He grew up in Patterson, N.J. into the realm of hip-hop — watching music videos in the 1980s featuring rappers who looked like him and came from similar backgrounds, coolly telling their stories using creative lyrics set to base-filled beats.
The special is unique as it ushers in the return, if only for one night, of one of hip-hop’s most influential music franchises — Yo! MTV Raps — which first aired in 1988 and ended in 1999, later titled simply, Yo!
Bugg and the show have a long history. As a 19-year-old undergraduate in Syracuse University’s S.I. Newhouse School of Public Communications in 1993, Bugg was accepted to an MTV summer internship in New York City. He later graduated in 1996 with a bachelor’s in Film Television-Radio-Film Production.
“When I got accepted, they asked me where I wanted to go, and I specifically said Yo! MTV Raps,” said Bugg, who currently resides in Brooklyn, N.Y. “It wasn’t until I got an internship there that I thought that maybe I can do this as a career.”

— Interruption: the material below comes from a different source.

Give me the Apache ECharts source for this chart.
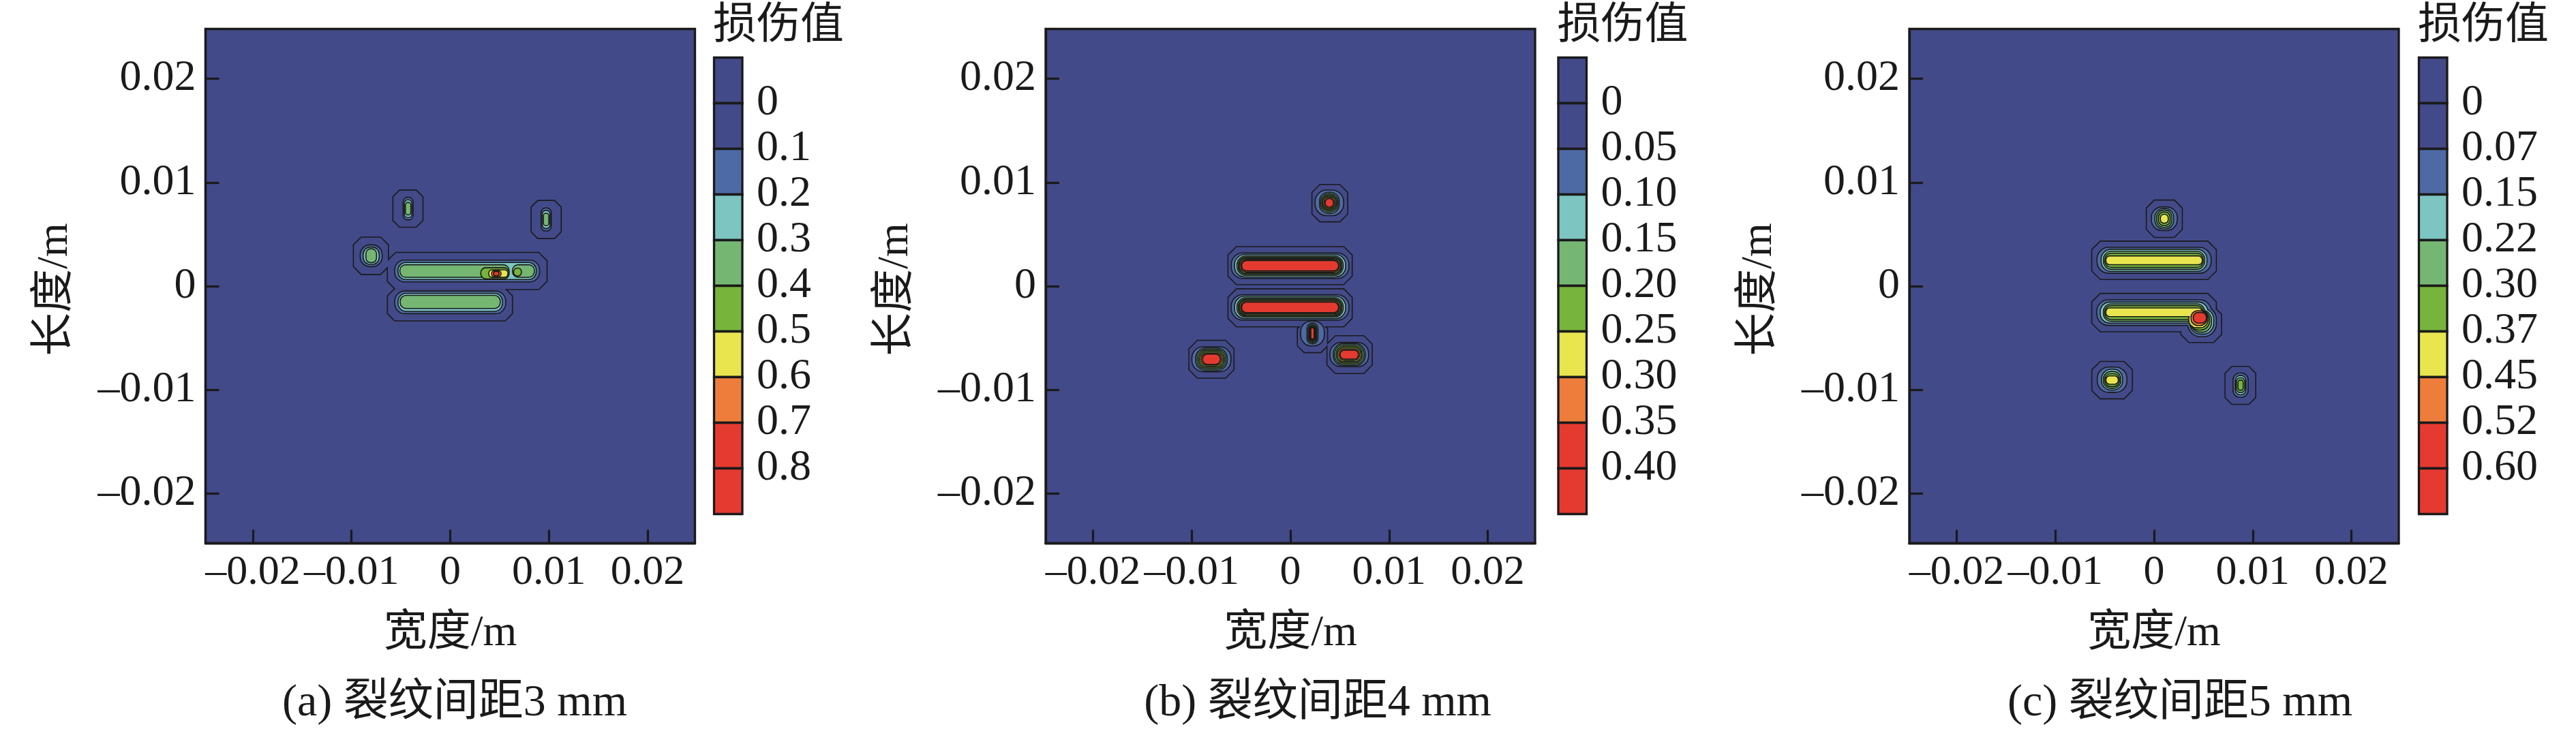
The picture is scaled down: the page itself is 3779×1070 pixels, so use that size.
<!DOCTYPE html>
<html>
<head>
<meta charset="utf-8">
<script src="https://cdn.jsdelivr.net/npm/echarts@6/dist/echarts.min.js"></script>
<style>
  html, body { margin: 0; padding: 0; background: #fff; }
  #main { width: 3779px; height: 1070px; }
</style>
</head>
<body>
<div id="main"></div>
<script>
  // tick values of both axes (m)
  const xTicks = [-0.02, -0.01, 0, 0.01, 0.02]
  const yTicks = [-0.02, -0.01, 0, 0.01, 0.02]
  const axisMin = -0.0248
  const axisMax = 0.0248

  // colour bar labels (contour levels) of each panel
  const levelLabelsA = ['0', '0.1', '0.2', '0.3', '0.4', '0.5', '0.6', '0.7', '0.8']
  const levelLabelsB = ['0', '0.05', '0.10', '0.15', '0.20', '0.25', '0.30', '0.35', '0.40']
  const levelLabelsC = ['0', '0.07', '0.15', '0.22', '0.30', '0.37', '0.45', '0.52', '0.60']
  const bandColors = ['#434a89', '#434a89', '#4e6aa5', '#7dc5c1', '#75b673', '#77b43b', '#e8e54f', '#ee7d3b', '#e53a30', '#e53a30']

  const captions = ['(a) 裂纹间距3 mm', '(b) 裂纹间距4 mm', '(c) 裂纹间距5 mm']
  const xName = '宽度/m'
  const yName = '长度/m'
  const barTitle = '损伤值'

  // damage regions: [centre x, centre y, half width, half height, lower damage level]
  const regionsA = [
    [-0.00429, 0.00748, 0.00147, 0.00174, 0],
    [0.00972, 0.00643, 0.00147, 0.00179, 0],
    [-0.00804, 0.00293, 0.00172, 0.00175, 0],
    [0.00172, 0.00146, 0.00804, 0.00174, 0],
    [-0.00003, -0.00179, 0.00628, 0.00151, 0],
    [-0.00427, 0.00747, 0.00045, 0.00104, 0.1],
    [0.00972, 0.00643, 0.00046, 0.00106, 0.1],
    [-0.00801, 0.00293, 0.00106, 0.00100, 0.1],
    [0.00171, 0.00146, 0.00729, 0.00100, 0.1],
    [0.00000, -0.00156, 0.00557, 0.00104, 0.1],
    [-0.00427, 0.00747, 0.00033, 0.00080, 0.2],
    [0.00972, 0.00643, 0.00034, 0.00082, 0.2],
    [-0.00801, 0.00293, 0.00075, 0.00079, 0.2],
    [0.00171, 0.00146, 0.00695, 0.00077, 0.2],
    [0.00000, -0.00156, 0.00523, 0.00082, 0.2],
    [-0.00427, 0.00747, 0.00022, 0.00055, 0.3],
    [0.00972, 0.00643, 0.00022, 0.00055, 0.3],
    [-0.00801, 0.00293, 0.00048, 0.00062, 0.3],
    [0.00043, 0.00146, 0.00548, 0.00055, 0.3],
    [0.00742, 0.00146, 0.00106, 0.00055, 0.3],
    [0.00000, -0.00152, 0.00502, 0.00058, 0.3],
    [0.00453, 0.00124, 0.00138, 0.00049, 0.4],
    [0.00682, 0.00136, 0.00034, 0.00033, 0.4],
    [0.00487, 0.00121, 0.00092, 0.00031, 0.5],
    [0.00467, 0.00121, 0.00042, 0.00024, 0.6],
    [0.00467, 0.00121, 0.00023, 0.00016, 0.7]
  ]

  const regionsB = [
    [0.00400, 0.00800, 0.00176, 0.00175, 0],
    [-0.00003, 0.00198, 0.00624, 0.00178, 0],
    [-0.00003, -0.00209, 0.00624, 0.00178, 0],
    [0.00224, -0.00494, 0.00148, 0.00142, 0],
    [0.00600, -0.00660, 0.00224, 0.00177, 0],
    [-0.00800, -0.00705, 0.00223, 0.00177, 0],
    [0.00395, 0.00803, 0.00139, 0.00118, 0.05],
    [-0.00003, 0.00197, 0.00591, 0.00118, 0.05],
    [-0.00003, -0.00205, 0.00591, 0.00118, 0.05],
    [0.00224, -0.00456, 0.00114, 0.00115, 0.05],
    [0.00597, -0.00660, 0.00190, 0.00112, 0.05],
    [-0.00800, -0.00705, 0.00193, 0.00115, 0.05],
    [0.00395, 0.00803, 0.00094, 0.00097, 0.10],
    [-0.00003, 0.00197, 0.00557, 0.00103, 0.10],
    [-0.00003, -0.00205, 0.00557, 0.00103, 0.10],
    [0.00224, -0.00456, 0.00050, 0.00095, 0.10],
    [0.00597, -0.00660, 0.00156, 0.00102, 0.10],
    [-0.00800, -0.00705, 0.00154, 0.00104, 0.10],
    [0.00395, 0.00803, 0.00083, 0.00083, 0.15],
    [-0.00003, 0.00197, 0.00533, 0.00088, 0.15],
    [-0.00003, -0.00205, 0.00533, 0.00088, 0.15],
    [0.00224, -0.00456, 0.00039, 0.00083, 0.15],
    [0.00597, -0.00660, 0.00143, 0.00090, 0.15],
    [-0.00800, -0.00705, 0.00140, 0.00091, 0.15],
    [0.00395, 0.00803, 0.00071, 0.00070, 0.20],
    [-0.00003, 0.00197, 0.00519, 0.00077, 0.20],
    [-0.00003, -0.00205, 0.00519, 0.00077, 0.20],
    [0.00224, -0.00456, 0.00030, 0.00072, 0.20],
    [0.00597, -0.00660, 0.00126, 0.00077, 0.20],
    [-0.00800, -0.00705, 0.00125, 0.00078, 0.20],
    [0.00395, 0.00803, 0.00060, 0.00059, 0.25],
    [-0.00003, 0.00197, 0.00508, 0.00066, 0.25],
    [-0.00003, -0.00205, 0.00508, 0.00066, 0.25],
    [0.00224, -0.00456, 0.00023, 0.00063, 0.25],
    [0.00597, -0.00660, 0.00113, 0.00063, 0.25],
    [-0.00800, -0.00705, 0.00112, 0.00064, 0.25],
    [0.00395, 0.00803, 0.00048, 0.00048, 0.30],
    [-0.00003, 0.00197, 0.00496, 0.00055, 0.30],
    [-0.00003, -0.00205, 0.00496, 0.00055, 0.30],
    [0.00224, -0.00456, 0.00017, 0.00057, 0.30],
    [0.00597, -0.00660, 0.00099, 0.00050, 0.30],
    [-0.00800, -0.00705, 0.00098, 0.00052, 0.30],
    [0.00395, 0.00803, 0.00037, 0.00036, 0.35],
    [-0.00003, 0.00197, 0.00485, 0.00045, 0.35],
    [-0.00003, -0.00205, 0.00485, 0.00045, 0.35],
    [0.00224, -0.00456, 0.00011, 0.00049, 0.35],
    [0.00597, -0.00660, 0.00087, 0.00038, 0.35],
    [-0.00800, -0.00705, 0.00084, 0.00044, 0.35]
  ]

  const regionsC = [
    [0.00104, 0.00650, 0.00177, 0.00175, 0],
    [0.00000, 0.00249, 0.00626, 0.00180, 0],
    [0.00000, -0.00255, 0.00626, 0.00180, 0],
    [0.00478, -0.00368, 0.00201, 0.00170, 0],
    [-0.00425, -0.00906, 0.00200, 0.00175, 0],
    [0.00875, -0.00957, 0.00150, 0.00178, 0],
    [0.00104, 0.00650, 0.00126, 0.00109, 0.07],
    [0.00000, 0.00249, 0.00573, 0.00120, 0.07],
    [0.00000, -0.00255, 0.00575, 0.00118, 0.07],
    [0.00486, -0.00341, 0.00140, 0.00142, 0.07],
    [-0.00425, -0.00902, 0.00145, 0.00117, 0.07],
    [0.00877, -0.00955, 0.00071, 0.00112, 0.07],
    [0.00104, 0.00650, 0.00089, 0.00093, 0.15],
    [0.00000, 0.00249, 0.00531, 0.00101, 0.15],
    [0.00000, -0.00255, 0.00540, 0.00096, 0.15],
    [0.00484, -0.00339, 0.00115, 0.00118, 0.15],
    [-0.00425, -0.00902, 0.00101, 0.00095, 0.15],
    [0.00877, -0.00955, 0.00048, 0.00088, 0.15],
    [0.00104, 0.00650, 0.00072, 0.00078, 0.22],
    [0.00000, 0.00249, 0.00508, 0.00082, 0.22],
    [0.00000, -0.00255, 0.00508, 0.00079, 0.22],
    [0.00478, -0.00339, 0.00098, 0.00100, 0.22],
    [-0.00425, -0.00904, 0.00083, 0.00077, 0.22],
    [0.00877, -0.00955, 0.00037, 0.00066, 0.22],
    [0.00104, 0.00650, 0.00054, 0.00060, 0.30],
    [0.00000, 0.00249, 0.00494, 0.00063, 0.30],
    [0.00000, -0.00255, 0.00494, 0.00062, 0.30],
    [0.00463, -0.00330, 0.00094, 0.00088, 0.30],
    [-0.00425, -0.00906, 0.00069, 0.00057, 0.30],
    [0.00877, -0.00955, 0.00021, 0.00044, 0.30],
    [0.00104, 0.00650, 0.00034, 0.00038, 0.37],
    [0.00000, 0.00249, 0.00483, 0.00037, 0.37],
    [0.00000, -0.00252, 0.00483, 0.00037, 0.37],
    [0.00449, -0.00319, 0.00092, 0.00077, 0.37],
    [-0.00425, -0.00906, 0.00057, 0.00035, 0.37],
    [0.00455, -0.00308, 0.00075, 0.00066, 0.45],
    [0.00464, -0.00305, 0.00061, 0.00046, 0.52]
  ]

  const serif = "'Liberation Serif', 'Noto Sans CJK SC'"
  const ink = '#1a1a1a'

  function levelNumbers(labels) {
    return labels.map(s => parseFloat(s))
  }

  function colorFor(levels, v) {
    let n = 0
    levels.forEach(l => { if (v >= l - 1e-9) n++ })
    return bandColors[n]
  }

  // each level: outlines first (thick stroke), then plain fills, so touching regions merge
  function drawOrder(regions) {
    const vals = []
    regions.forEach(r => { if (vals.indexOf(r[4]) < 0) vals.push(r[4]) })
    vals.sort((a, b) => a - b)
    const out = []
    vals.forEach(v => {
      const lv = regions.filter(r => r[4] === v)
      lv.forEach(r => out.push(r.concat(0)))
      lv.forEach(r => out.push(r.concat(1)))
    })
    return out
  }

  function tickText(v) {
    if (Math.abs(v) < 1e-12) return '0'
    return (v < 0 ? '\u2013' : '') + Math.abs(v).toFixed(2)
  }

  const panels = [
    { regions: regionsA, labels: levelLabelsA, plotLeft: 301.5, cbLeft: 1047.5, capX: 667 },
    { regions: regionsB, labels: levelLabelsB, plotLeft: 1534, cbLeft: 2286, capX: 1933 },
    { regions: regionsC, labels: levelLabelsC, plotLeft: 2801, cbLeft: 3548.5, capX: 3198 }
  ]
  const plotTop = 42.5, plotW = 718, plotH = 755
  const cbTop = 84.5, cbW = 41.5, cbH = 670

  const grid = [], xAxis = [], yAxis = [], series = [], graphic = []

  panels.forEach((p, k) => {
    const levels = levelNumbers(p.labels)
    const gi = grid.length
    grid.push({
      left: p.plotLeft, top: plotTop, width: plotW, height: plotH,
      show: true, backgroundColor: bandColors[1], borderColor: ink, borderWidth: 3.3
    })
    grid.push({ left: p.cbLeft, top: cbTop, width: cbW, height: cbH })

    xAxis.push({
      gridIndex: gi, type: 'value', min: axisMin, max: axisMax, position: 'bottom',
      axisLine: { show: true, onZero: false, lineStyle: { color: ink, width: 3.3 } },
      splitLine: { show: false },
      axisTick: { inside: true, length: 20, customValues: xTicks, lineStyle: { color: ink, width: 3.2 } },
      axisLabel: {
        customValues: xTicks, formatter: tickText, margin: 12, hideOverlap: false,
        showMinLabel: true, showMaxLabel: true,
        fontFamily: serif, fontSize: 62, color: ink
      }
    })
    yAxis.push({
      gridIndex: gi, type: 'value', min: axisMin, max: axisMax, position: 'left',
      axisLine: { show: true, onZero: false, lineStyle: { color: ink, width: 3.3 } },
      splitLine: { show: false },
      axisTick: { inside: true, length: 20, customValues: yTicks, lineStyle: { color: ink, width: 3.2 } },
      axisLabel: {
        customValues: yTicks, formatter: tickText, margin: 14, hideOverlap: false,
        showMinLabel: true, showMaxLabel: true,
        fontFamily: serif, fontSize: 64, color: ink
      }
    })
    // colour bar axes
    xAxis.push({ gridIndex: gi + 1, type: 'value', min: 0, max: 1, show: false })
    yAxis.push({
      gridIndex: gi + 1, type: 'value', min: 0, max: 10, inverse: true, position: 'right',
      axisLine: { show: false }, axisTick: { show: false }, splitLine: { show: false },
      axisLabel: {
        customValues: [1, 2, 3, 4, 5, 6, 7, 8, 9],
        formatter: v => p.labels[Math.round(v) - 1],
        margin: 21, fontFamily: serif, fontSize: 64, color: ink
      }
    })

    series.push({
      type: 'custom',
      xAxisIndex: gi, yAxisIndex: gi,
      clip: true,
      data: drawOrder(p.regions),
      encode: { x: 0, y: 1 },
      renderItem(params, api) {
        const cx = api.value(0), cy = api.value(1), hw = api.value(2), hh = api.value(3)
        const v = api.value(4), pass = api.value(5)
        const a = api.coord([cx - hw, cy + hh])
        const b = api.coord([cx + hw, cy - hh])
        const w = b[0] - a[0], h = b[1] - a[1]
        const style = {
          fill: colorFor(levels, v),
          stroke: pass === 0 ? ink : null,
          lineWidth: pass === 0 ? 3.2 : 0
        }
        if (v === 0) {
          const c = Math.min(w, h) * 0.22
          return {
            type: 'polygon', z2: params.dataIndex,
            shape: { points: [
              [a[0] + c, a[1]], [b[0] - c, a[1]], [b[0], a[1] + c], [b[0], b[1] - c],
              [b[0] - c, b[1]], [a[0] + c, b[1]], [a[0], b[1] - c], [a[0], a[1] + c]
            ] },
            style
          }
        }
        return {
          type: 'rect', z2: params.dataIndex,
          shape: { x: a[0], y: a[1], width: w, height: h, r: Math.min(w, h) / 2 * 0.9 },
          style
        }
      }
    })

    series.push({
      type: 'custom',
      xAxisIndex: gi + 1, yAxisIndex: gi + 1,
      data: bandColors.map((c, i) => [i]),
      renderItem(params, api) {
        const i = api.value(0)
        const a = api.coord([0, i])
        const b = api.coord([1, i + 1])
        return {
          type: 'rect',
          shape: { x: a[0], y: a[1], width: b[0] - a[0], height: b[1] - a[1] },
          style: { fill: bandColors[i], stroke: ink, lineWidth: 3.3 }
        }
      }
    })

    graphic.push({
      type: 'text', x: p.cbLeft - 1.5, y: 0,
      style: { text: barTitle, font: "64px 'Noto Sans CJK SC'", fill: ink, align: 'left', verticalAlign: 'top' }
    })
    graphic.push({
      type: 'text', x: p.plotLeft + plotW / 2, y: 930,
      style: { text: xName, font: '64px ' + serif, fill: ink, align: 'center', verticalAlign: 'middle' }
    })
    graphic.push({
      type: 'text', x: p.plotLeft - 220, y: 425, rotation: Math.PI / 2,
      style: { text: yName, font: '64px ' + serif, fill: ink, align: 'center', verticalAlign: 'middle' }
    })
    graphic.push({
      type: 'text', x: p.capX, y: 1033,
      style: { text: captions[k], font: '66px ' + serif, fill: ink, align: 'center', verticalAlign: 'middle' }
    })
  })

  const myChart = echarts.init(document.getElementById('main'))
  myChart.setOption({
    animation: false,
    backgroundColor: '#ffffff',
    grid, xAxis, yAxis, series, graphic
  })
</script>
</body>
</html>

His paid internship at MTV ran from June to August of 1993. He has worked with the network each year since, starting as an unpaid production assistant to his current role as a freelance producer. Bugg has also served as a director for the network’s reality shows Making The Band II and Run’s House.
He credits Jac Benson II, a producer of Yo! MTV Raps for taking him under his wing, and having a positive influence on his career. MTV2 is a music channel geared towards an audience in their teens and early 20s. As producer of Yo! MTV Raps Classic Cuts, Bugg plays a major role in introducing a young audience to the early hip-hop music that influenced him so much.
“What rap and hip-hop did for me as a kid was made me see that things were just possible,” said Bugg. “My dream was to be a part of television. I could have a voice in this culture through television.”
The original hosts of Yo! MTV Raps — Fab 5 Freddy, Ed Lover and Dr. Dre — will be featured in the special as well as interviews with many notable present and past hip-hop artists. Bugg and his crew traveled to cities including New York, Atlanta, Philadelphia, Houston and Los Angeles to conduct interviews.
The retrospective will examine three classic cuts: Scenario by A Tribe Called Quest, My Mind’s Playing Tricks on Me by Geto Boys and It Was A Good Day by Ice Cube.
“We wanted to choose cuts relevant to the MTV2 audience, artists they would recognize and that speak to the heart of what hip-hop sounded and felt like then,” said Bugg.
He explained that Scenario represents the pure beats, rhymes and wordplay of traditional New York hip-hop, while My Mind’s Playing Tricks on Me represents the introduction of introspective rap, dealing with deep personal issues. Bugg suggests the work of rapper Eminem as a modern-day example. In addition, It Was A Good Day offered an alternative view of West Coast rap from the gangster rap lyrics that made it famous, showing a different side of Los Angeles and its culture.
It can be argued that many of the messages in today’s hip-hop are alot different from that of hip-hop’s forefathers — sometimes leaving an older generation of fans yearning for the tracks of yesteryear. Bugg believes the initial message remains. “I think we still as a culture are able to express good ideas through this music,” said Bugg. “In terms of the messages, hip-hop is diverse. There are still artists who offer a lot of positive information, but they might not be the popular voices. And, as a society, we can choose what is popular.”
Though Yo! MTV Raps Classic Cuts is scheduled only as a onetime special, Bugg says it could be a vehicle for the “old school” to help the “new school” remember its roots.
“Hopefully this special gets people excited,” said Bugg. “Hopefully we’ll get the opportunity to highlight more cuts.”